Article 285 reflects a basic federal principle: one government's property should not be squeezed for revenue by another level of government, since the Union serves the whole country and shouldn't be financially burdened by individual States or municipalities. At the same time, the framers didn't want to suddenly wipe out pre-existing local taxes on Union property that towns and States had relied on before 1950, so clause (2) grandfathered those arrangements until Parliament decided to change them.

How courts read it

The Supreme Court examined this Article closely in New Delhi Municipal Committee v. State of Punjab (1997), a major case about whether municipal bodies could levy property tax on buildings owned by the Union government in Delhi. The Court held that 'any authority within a State' includes municipal corporations and committees, not just the State government itself, so such bodies also need Parliament's permission to tax Union property.

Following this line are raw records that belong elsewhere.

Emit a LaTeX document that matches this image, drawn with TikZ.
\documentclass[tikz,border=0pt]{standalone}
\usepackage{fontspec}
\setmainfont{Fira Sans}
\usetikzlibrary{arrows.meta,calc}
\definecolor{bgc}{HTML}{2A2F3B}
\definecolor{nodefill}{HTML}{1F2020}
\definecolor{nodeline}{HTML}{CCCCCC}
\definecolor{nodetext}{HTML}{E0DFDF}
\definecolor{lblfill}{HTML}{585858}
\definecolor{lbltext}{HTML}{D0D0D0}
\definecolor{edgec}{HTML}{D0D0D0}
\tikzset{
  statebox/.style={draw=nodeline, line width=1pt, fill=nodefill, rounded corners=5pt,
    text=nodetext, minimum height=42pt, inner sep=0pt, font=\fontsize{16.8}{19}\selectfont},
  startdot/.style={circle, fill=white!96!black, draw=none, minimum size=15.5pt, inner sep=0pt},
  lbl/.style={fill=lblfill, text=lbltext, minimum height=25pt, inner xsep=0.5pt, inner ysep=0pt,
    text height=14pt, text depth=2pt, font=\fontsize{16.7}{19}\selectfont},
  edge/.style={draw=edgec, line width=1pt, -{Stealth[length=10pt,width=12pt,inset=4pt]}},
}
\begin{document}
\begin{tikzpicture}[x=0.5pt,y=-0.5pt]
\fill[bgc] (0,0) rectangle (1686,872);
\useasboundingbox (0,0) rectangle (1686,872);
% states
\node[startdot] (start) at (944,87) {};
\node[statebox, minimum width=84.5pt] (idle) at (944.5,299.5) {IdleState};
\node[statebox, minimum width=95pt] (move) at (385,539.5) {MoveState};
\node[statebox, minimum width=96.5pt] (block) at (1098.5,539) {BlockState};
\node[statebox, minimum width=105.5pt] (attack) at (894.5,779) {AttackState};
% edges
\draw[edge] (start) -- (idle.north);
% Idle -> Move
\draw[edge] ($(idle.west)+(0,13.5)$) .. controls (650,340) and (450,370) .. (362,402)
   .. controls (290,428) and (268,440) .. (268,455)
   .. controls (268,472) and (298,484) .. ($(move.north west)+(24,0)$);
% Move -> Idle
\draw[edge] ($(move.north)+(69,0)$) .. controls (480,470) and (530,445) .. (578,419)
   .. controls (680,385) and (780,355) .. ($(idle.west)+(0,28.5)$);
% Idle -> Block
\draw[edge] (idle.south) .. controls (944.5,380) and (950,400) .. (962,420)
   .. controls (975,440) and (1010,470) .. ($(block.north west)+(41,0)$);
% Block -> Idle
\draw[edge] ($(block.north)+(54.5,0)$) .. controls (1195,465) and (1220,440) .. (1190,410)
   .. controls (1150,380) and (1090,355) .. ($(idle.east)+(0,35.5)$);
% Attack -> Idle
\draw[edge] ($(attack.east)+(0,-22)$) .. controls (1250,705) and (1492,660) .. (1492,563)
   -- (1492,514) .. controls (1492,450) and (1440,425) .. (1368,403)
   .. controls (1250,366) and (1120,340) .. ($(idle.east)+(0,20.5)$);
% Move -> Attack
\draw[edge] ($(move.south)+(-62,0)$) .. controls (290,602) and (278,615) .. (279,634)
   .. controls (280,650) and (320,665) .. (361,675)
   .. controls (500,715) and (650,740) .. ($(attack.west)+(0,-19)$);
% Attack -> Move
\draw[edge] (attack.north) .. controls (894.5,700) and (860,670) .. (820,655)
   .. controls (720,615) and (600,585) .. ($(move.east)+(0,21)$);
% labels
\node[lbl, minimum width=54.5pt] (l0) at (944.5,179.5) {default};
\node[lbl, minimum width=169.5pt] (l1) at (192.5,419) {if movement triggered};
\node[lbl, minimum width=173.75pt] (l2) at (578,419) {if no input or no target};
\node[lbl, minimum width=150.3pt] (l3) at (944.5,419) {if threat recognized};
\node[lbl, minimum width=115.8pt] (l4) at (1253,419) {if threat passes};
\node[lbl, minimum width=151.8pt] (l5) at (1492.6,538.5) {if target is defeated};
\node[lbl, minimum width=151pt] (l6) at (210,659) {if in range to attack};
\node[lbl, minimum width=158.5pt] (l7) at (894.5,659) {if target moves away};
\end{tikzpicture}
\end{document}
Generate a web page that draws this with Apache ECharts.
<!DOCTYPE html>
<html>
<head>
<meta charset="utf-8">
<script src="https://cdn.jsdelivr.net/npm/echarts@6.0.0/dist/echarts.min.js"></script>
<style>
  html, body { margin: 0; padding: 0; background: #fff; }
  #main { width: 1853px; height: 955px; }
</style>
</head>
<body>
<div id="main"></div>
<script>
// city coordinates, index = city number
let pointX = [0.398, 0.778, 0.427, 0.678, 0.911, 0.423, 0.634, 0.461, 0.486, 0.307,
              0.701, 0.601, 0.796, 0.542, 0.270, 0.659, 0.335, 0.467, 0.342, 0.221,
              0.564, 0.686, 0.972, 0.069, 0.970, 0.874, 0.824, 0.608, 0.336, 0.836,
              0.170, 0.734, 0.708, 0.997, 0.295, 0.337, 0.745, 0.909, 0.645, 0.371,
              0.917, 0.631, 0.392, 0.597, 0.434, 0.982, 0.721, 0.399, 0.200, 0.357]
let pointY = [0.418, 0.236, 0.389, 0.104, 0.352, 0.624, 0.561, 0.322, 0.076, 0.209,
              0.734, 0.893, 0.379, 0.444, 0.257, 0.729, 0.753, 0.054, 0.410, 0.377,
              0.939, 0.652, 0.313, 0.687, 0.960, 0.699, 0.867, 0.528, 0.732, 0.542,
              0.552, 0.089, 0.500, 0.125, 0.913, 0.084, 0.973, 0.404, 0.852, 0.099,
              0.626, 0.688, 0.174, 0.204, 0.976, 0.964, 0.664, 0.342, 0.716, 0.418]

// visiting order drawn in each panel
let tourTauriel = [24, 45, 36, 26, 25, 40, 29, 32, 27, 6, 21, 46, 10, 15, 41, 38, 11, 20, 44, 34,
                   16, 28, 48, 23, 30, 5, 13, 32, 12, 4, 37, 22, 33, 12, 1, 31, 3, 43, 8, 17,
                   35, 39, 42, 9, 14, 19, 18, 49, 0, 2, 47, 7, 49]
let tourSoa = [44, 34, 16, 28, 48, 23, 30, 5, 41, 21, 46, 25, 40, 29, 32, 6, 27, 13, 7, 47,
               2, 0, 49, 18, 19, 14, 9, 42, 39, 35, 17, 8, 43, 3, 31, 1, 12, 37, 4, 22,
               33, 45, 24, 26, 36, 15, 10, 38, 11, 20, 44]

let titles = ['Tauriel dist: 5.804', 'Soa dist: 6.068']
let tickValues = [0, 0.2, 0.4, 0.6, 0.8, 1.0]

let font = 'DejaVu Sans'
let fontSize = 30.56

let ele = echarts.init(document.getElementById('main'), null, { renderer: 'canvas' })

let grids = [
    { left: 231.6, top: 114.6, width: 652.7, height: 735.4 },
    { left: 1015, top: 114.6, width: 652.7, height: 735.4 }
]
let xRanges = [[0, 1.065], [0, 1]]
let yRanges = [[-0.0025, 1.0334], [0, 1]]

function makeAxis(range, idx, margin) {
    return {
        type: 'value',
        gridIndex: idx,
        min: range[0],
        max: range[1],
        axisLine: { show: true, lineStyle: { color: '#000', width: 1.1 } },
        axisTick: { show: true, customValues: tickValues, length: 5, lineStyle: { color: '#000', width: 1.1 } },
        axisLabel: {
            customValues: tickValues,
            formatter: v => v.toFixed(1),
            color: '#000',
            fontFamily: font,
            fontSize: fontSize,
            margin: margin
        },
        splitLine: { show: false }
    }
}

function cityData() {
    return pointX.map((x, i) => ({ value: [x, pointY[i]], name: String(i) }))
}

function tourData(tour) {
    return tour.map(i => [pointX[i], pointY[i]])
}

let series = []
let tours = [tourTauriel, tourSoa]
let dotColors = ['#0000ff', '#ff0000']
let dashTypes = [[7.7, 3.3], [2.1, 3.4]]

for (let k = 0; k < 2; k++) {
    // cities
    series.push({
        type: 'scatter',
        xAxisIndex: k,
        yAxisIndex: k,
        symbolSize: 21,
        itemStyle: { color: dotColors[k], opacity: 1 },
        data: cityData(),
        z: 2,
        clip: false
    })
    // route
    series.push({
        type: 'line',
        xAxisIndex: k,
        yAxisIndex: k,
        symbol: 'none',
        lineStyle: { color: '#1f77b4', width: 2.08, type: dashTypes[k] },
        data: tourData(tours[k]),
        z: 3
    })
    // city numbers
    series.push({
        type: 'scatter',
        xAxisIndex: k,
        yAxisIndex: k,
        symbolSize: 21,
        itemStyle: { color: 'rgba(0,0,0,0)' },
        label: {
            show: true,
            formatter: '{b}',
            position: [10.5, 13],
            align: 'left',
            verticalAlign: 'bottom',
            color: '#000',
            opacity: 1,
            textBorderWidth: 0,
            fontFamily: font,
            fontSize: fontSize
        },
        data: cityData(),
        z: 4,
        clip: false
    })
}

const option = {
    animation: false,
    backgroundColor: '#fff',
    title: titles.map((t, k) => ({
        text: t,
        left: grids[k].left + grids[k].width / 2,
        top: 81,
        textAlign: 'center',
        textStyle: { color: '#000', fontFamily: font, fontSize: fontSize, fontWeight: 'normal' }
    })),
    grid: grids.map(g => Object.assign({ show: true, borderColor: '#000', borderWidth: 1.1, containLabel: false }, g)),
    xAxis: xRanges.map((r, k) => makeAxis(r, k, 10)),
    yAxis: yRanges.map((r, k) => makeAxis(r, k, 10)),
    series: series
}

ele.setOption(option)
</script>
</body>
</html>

The Court also examined the scope of the pre-constitutional exemption under clause (2), clarifying that only taxes actually being levied or treated as leviable just before the Constitution's commencement could continue.

Common misconceptions
  • Myth: Union property can never be taxed by any State or local body under any circumstances.
    Fact: Parliament can pass a law allowing such taxation, and old pre-1950 taxes can continue under clause (2) until Parliament changes that.
  • Myth: Only State governments are barred from taxing Union property; municipalities and local bodies are free to do so.
    Fact: The Supreme Court in New Delhi Municipal Committee v. State of Punjab (1997) clarified that 'any authority within a State' includes municipal bodies, so they too need Parliament's authorization.